My studio practice is defined by the exploration of painting media in the broadest sense. My paintings are informed by a robust exploration of media, tools and application techniques. I have drawn from western historical techniques from Medieval silverpoint drawing to mid 20th century Surrealist techniques of Decalcomania or the transfer of paint on glass to paper. I have studied and modified Japanese resist dying techniques and Indian Block printing to experiment with pattern and indirected methods to explore pattern.

I am disarmed by textiles because they so similar to painting on canvas and yet so tactile. In the last year or so, I have experimented on building out my canvases with modeling paste and other three dimensional elements. In my newest work I use tufting techniques to represent elaborate forms, and explore complex patterns and hair and fur like textures.

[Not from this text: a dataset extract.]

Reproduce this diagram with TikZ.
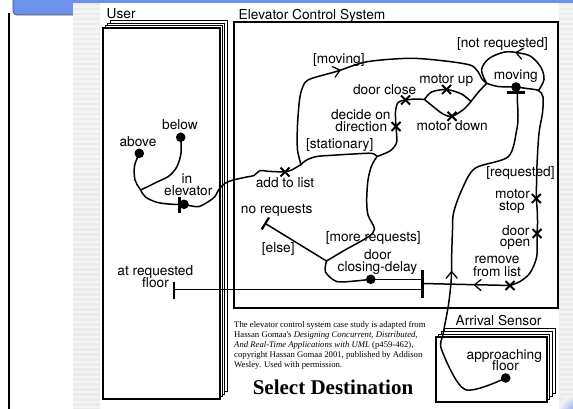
\documentclass[tikz,border=0pt]{standalone}
\usepackage{fontspec}
\usetikzlibrary{shapes.misc}
\newfontfamily\labfont{TeX Gyre Heros}
\newfontfamily\notefont{Liberation Serif}
\definecolor{slideblue}{RGB}{108,146,238}
\definecolor{stripeA}{RGB}{234,234,234}
\definecolor{stripeB}{RGB}{244,244,244}
\tikzset{
  lab/.style={font=\labfont\fontsize{13.7}{12}\selectfont, inner sep=0pt, anchor=base},
  note/.style={font=\notefont\fontsize{8.7}{10}\selectfont, inner sep=0pt, anchor=base west},
  wire/.style={line width=1.5pt, line join=round, line cap=round},
  dot/.style={circle, fill=black, inner sep=0pt, minimum size=9.6pt},
  xmark/.style={cross out, draw, line width=2pt, inner sep=0pt, minimum size=7pt},
  frame/.style={draw, fill=white, line width=1.2pt},
  barline/.style={line width=2.8pt},
  chev/.pic={\draw[line width=1.3pt, line cap=round, line join=round] (-6.5,5.5) -- (0,0) -- (-6.5,-5.5);},
}
\begin{document}
\begin{tikzpicture}[x=1pt,y=-1pt]
\useasboundingbox (0,0) rectangle (573,409);
\begin{scope}
\clip (0,0) rectangle (573,409);
% slide background, header bar and left rule
\fill[white] (0,0) rectangle (573,409);
\filldraw[fill=slideblue, draw=black!70, line width=0.8pt, rounded corners=4pt] (13,-12) rectangle (590,15);
\draw[line width=1.5pt] (9,13) -- (9,412);
% embedded figure
\fill[stripeB] (73,3) rectangle (573,409);
\foreach \y in {3,8,...,408} {
  \fill[stripeA] (73,\y) rectangle (100,\y+2.5);
  \fill[stripeA] (559,\y) rectangle (573,\y+2.5);
}
\fill[white] (100,3) rectangle (559,409);
\shade[inner color=slideblue, outer color=stripeB] (578,414) circle (20);
\end{scope}

% ---- swimlane frames ----
\foreach \d in {7.2,4.8,2.4,0} \draw[frame] (103+\d,28-\d) rectangle (220+\d,399-\d);
\draw[frame, line width=1.5pt] (234,22) rectangle (558,308);
\foreach \d in {8.4,5.6,2.8,0} \draw[frame] (436+\d,337-\d) rectangle (547+\d,402-\d);

\node[lab, anchor=base west] (t-user) at (106.5,19) {User};
\node[lab, anchor=base west] (t-ecs) at (238.5,20) {Elevator Control System};
\node[lab, anchor=base west] (t-arr) at (455.5,325) {Arrival Sensor};

% ---- states, actions and junctions ----
\node[dot] (above) at (139.3,153.3) {};
\node[dot] (below) at (180.7,137.3) {};
\node[dot] (ine) at (184,204.3) {};
\node[dot] (cdd) at (370.7,279.3) {};
\node[dot] (mvd) at (516,87) {};
\node[dot] (apd) at (505.7,378) {};

\node[xmark] (addx) at (285,172) {};
\node[xmark] (decx) at (396,126.5) {};
\node[xmark] (dcx) at (405.5,100) {};
\node[xmark] (mux) at (446.5,89.5) {};
\node[xmark] (mdx) at (452,116.3) {};
\node[xmark] (msx) at (536.3,198.5) {};
\node[xmark] (dox) at (537,233.5) {};
\node[xmark] (rlx) at (510,285.5) {};

\coordinate (J1) at (301,164.5);
\coordinate (J2) at (377,156.5);
\coordinate (Js) at (424.5,99.5);
\coordinate (Jmm) at (471,101.5);
\coordinate (Jm) at (486.7,83.3);
\coordinate (Je) at (326.5,261);
\coordinate (Lr) at (538.5,90.5);
\coordinate (mvbar) at (517.3,93.5);
\coordinate (bb-t) at (422.5,279.3);
\coordinate (bb-r) at (422.5,283.5);
\coordinate (bb-l) at (422.5,289.3);
\coordinate (arf) at (174,289.3);
\coordinate (nrb) at (265.3,223.5);

% bars
\draw[barline] (179.3,196.7) -- (179.3,213);
\draw[barline] (507,92.8) -- (525,92.8);
\draw[line width=3.3pt] (422.5,269.5) -- (422.5,298);
\draw[barline] (174,281.7) -- (174,299);
\draw[line width=2.2pt] (261.7,229.5) -- (269,217.5);

% ---- connectors ----
\draw[wire] plot[smooth,tension=0.55] coordinates {(above.center) (134.5,166) (135,180) (140,189) (145.5,197) (157,202.3) (171,204.2) (ine.center)};
\draw[wire] plot[smooth,tension=0.55] coordinates {(below.center) (181,153) (177,166.5) (169,176) (157,182) (147,187) (140.5,190)};
\draw[wire] plot[smooth,tension=0.5] coordinates {(ine.center) (198,206.7) (208.3,201.7) (215,196.5) (218.5,190) (225,183.3) (233.3,180) (246.7,177) (254,175.5) (260,170.7) (268,171.3) (278,171.8) (addx.center)};
\draw[wire] plot[smooth] coordinates {(addx.center) (291.7,170) (J1)};
\draw[wire] plot[smooth,tension=0.5] coordinates {(J1) (297.5,150) (297.3,130) (298.5,110) (300.5,94) (305,82.5) (313,78) (337,71.3) (366.7,61.8) (410,58.3) (445,61) (470,65) (477.5,71) (482,79) (Jm)};
\draw[wire] plot[smooth,tension=0.5] coordinates {(J1) (306.7,160) (316.7,156.5) (336.7,155) (353.3,154) (371.7,153.3) (J2)};
\draw[wire] plot[smooth,tension=0.5] coordinates {(J2) (390,151) (396.5,143) (396.5,133) (decx.center)};
\draw[wire] plot[smooth,tension=0.5] coordinates {(decx.center) (395.5,112) (398,102.5) (dcx.center)};
\draw[wire] plot[smooth,tension=0.5] coordinates {(dcx.center) (415,99) (Js)};
\draw[wire] plot[smooth,tension=0.5] coordinates {(Js) (431.5,92) (mux.center) (461.5,94) (Jmm)};
\draw[wire] plot[smooth,tension=0.5] coordinates {(Js) (433.3,106.7) (443,114) (mdx.center) (463.5,109.5) (Jmm)};
\draw[wire] plot[smooth,tension=0.5] coordinates {(Jmm) (478.5,92) (Jm)};
\draw[wire] plot[smooth,tension=0.5] coordinates {(Jm) (498,86.5) (mvd.center)};
\draw[wire] plot[smooth,tension=0.55] coordinates {(Lr) (544,79.5) (541,67.5) (531,56.5) (519,53) (505,52) (489,58.5) (481.5,70) (Jm)};
\draw[wire] plot[smooth,tension=0.5] coordinates {(mvd.center) (527,88.5) (Lr) (543,97) (542.5,113) (539,133) (537,165) (msx.center)};
\draw[wire] plot[smooth,tension=0.5] coordinates {(msx.center) (537.3,212) (537.5,224) (dox.center)};
\draw[wire] plot[smooth,tension=0.5] coordinates {(dox.center) (536.7,256.7) (530,273) (520,281.5) (rlx.center)};
\draw[wire] (rlx.center) -- (bb-r);
\draw[wire] (cdd.center) -- (bb-t);
\draw[wire] (bb-l) -- (arf);
\draw[wire] plot[smooth,tension=0.5] coordinates {(J2) (371.5,166) (368,180) (366.7,200) (368,215) (374.5,229) (368,237) (345,250) (Je)};
\draw[wire] plot[smooth,tension=0.5] coordinates {(Je) (325.5,272) (336.7,281.5) (355,281) (cdd.center)};
\draw[wire] (Je) -- (nrb);
\draw[wire] plot[smooth,tension=0.5] coordinates {(apd.center) (465,389.5) (441.7,350) (443.3,333) (448.3,306) (451.2,280) (451.7,255) (452.5,230) (453.5,213) (461.7,190) (475,168.3) (508.3,156.7) (516.7,130) (518,115) (517.3,100) (mvbar)};

% open arrowheads along the flows
\pic[rotate=15] at (340,70.2) {chev};
\pic[rotate=170] at (516,52.5) {chev};
\pic[rotate=90] at (451.7,271.7) {chev};
\pic[rotate=180] at (474.5,285) {chev};

% ---- labels ----
\node[lab] (l-below) at (180,129.5) {below};
\node[lab] (l-above) at (138,146.5) {above};
\node[lab] (l-in) at (187,183.3) {in};
\node[lab] (l-elev) at (188.3,195.7) {elevator};
\node[lab] (l-atreq) at (155.3,275) {at requested};
\node[lab] (l-floor1) at (155.5,287.5) {floor};
\node[lab] (l-add) at (285,187.3) {add to list};
\node[lab] (l-noreq) at (276.7,213.3) {no requests};
\node[lab] (l-else) at (278.3,252.7) {[else]};
\node[lab] (l-more) at (373.3,241) {[more requests]};
\node[lab] (l-door1) at (377.8,259.8) {door};
\node[lab] (l-cdelay) at (377.5,271.3) {closing-delay};
\node[lab] (l-stat) at (339.7,148.3) {[stationary]};
\node[lab] (l-moving1) at (338.8,63.3) {[moving]};
\node[lab] (l-dclose) at (384.7,95) {door close};
\node[lab] (l-decide) at (360.8,120) {decide on};
\node[lab] (l-dir) at (361.3,131.9) {direction};
\node[lab] (l-mup) at (446.3,83.3) {motor up};
\node[lab] (l-mdown) at (452.2,131) {motor down};
\node[lab] (l-notreq) at (502.5,47.7) {[not requested]};
\node[lab] (l-moving2) at (515.8,80) {moving};
\node[lab] (l-req) at (520.5,176.7) {[requested]};
\node[lab] (l-motor) at (512.5,198.3) {motor};
\node[lab] (l-stop) at (512,210.3) {stop};
\node[lab] (l-door2) at (515.8,235.5) {door};
\node[lab] (l-open) at (515,246) {open};
\node[lab] (l-remove) at (497,263.3) {remove};
\node[lab] (l-fromlist) at (497,276.7) {from list};
\node[lab] (l-appr) at (504.3,359) {approaching};
\node[lab] (l-floor2) at (505.5,370.5) {floor};

% ---- credit note and title ----
\node[note] (n1) at (234,327.5) {The elevator control system case study is adapted from};
\node[note] (n2) at (234,337.5) {Hassan Gomaa's \textit{Designing Concurrent, Distributed,}};
\node[note] (n3) at (234,347.5) {\textit{And Real-Time Applications with UML} (p459-462),};
\node[note] (n4) at (234,357.5) {copyright Hassan Gomaa 2001, published by Addison};
\node[note] (n5) at (234,367.5) {Wesley. Used with permission.};
\node[font=\notefont\bfseries\fontsize{21}{24}\selectfont, inner sep=0pt, anchor=base] (sel) at (333,394.3) {Select Destination};
\end{tikzpicture}
\end{document}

My tufted portraits celebrate the lives of local rescue animals and adoption narratives. By mixing disparate motifs and media, my art aims to reframe the use and meaning of animal bodies in our culture.

Trained as a figure painter, my human subjects’ textile rich environments were featured in my early paintings. As I copied vintage scarves and pastoral scenes on Toile de Jouy and Peacock chenille bedspreads, I became interested in the use of both animal imagery as well as animal print patterns. I studied how luxury brands used animals to symbolize pedigree, luxury and colonial exoticism.  In all, most animal representation reveres land owners’ material wealth and displays its literal body or skin as a souvenir of foreign leisure. 

My goal is to update the idea of the bucolic textile or animal pelt rug into something both joyful and critical. I aim to refocus representational ownership to explore adoption narratives and to confront the contradictory beliefs about animal bodies in our culture. 

For the “Belly of the Beast” project I create tufted paintings to produce low relief full body portraits of rescue animals sleeping on their backs. Tufting, or looping yarn though a backing cloth is commonly used in carpet making. I use a combination of thousands of loop pile stitches at various heights and cut pile loops to create a velvety lush or fuzzy textures ideal to describe fur and complex texture such as a brindle coat or tabby stripes. Through exaggerated color, rich texture and the animal pose itself, skin rug transforms into an interspecies interconnected meditation.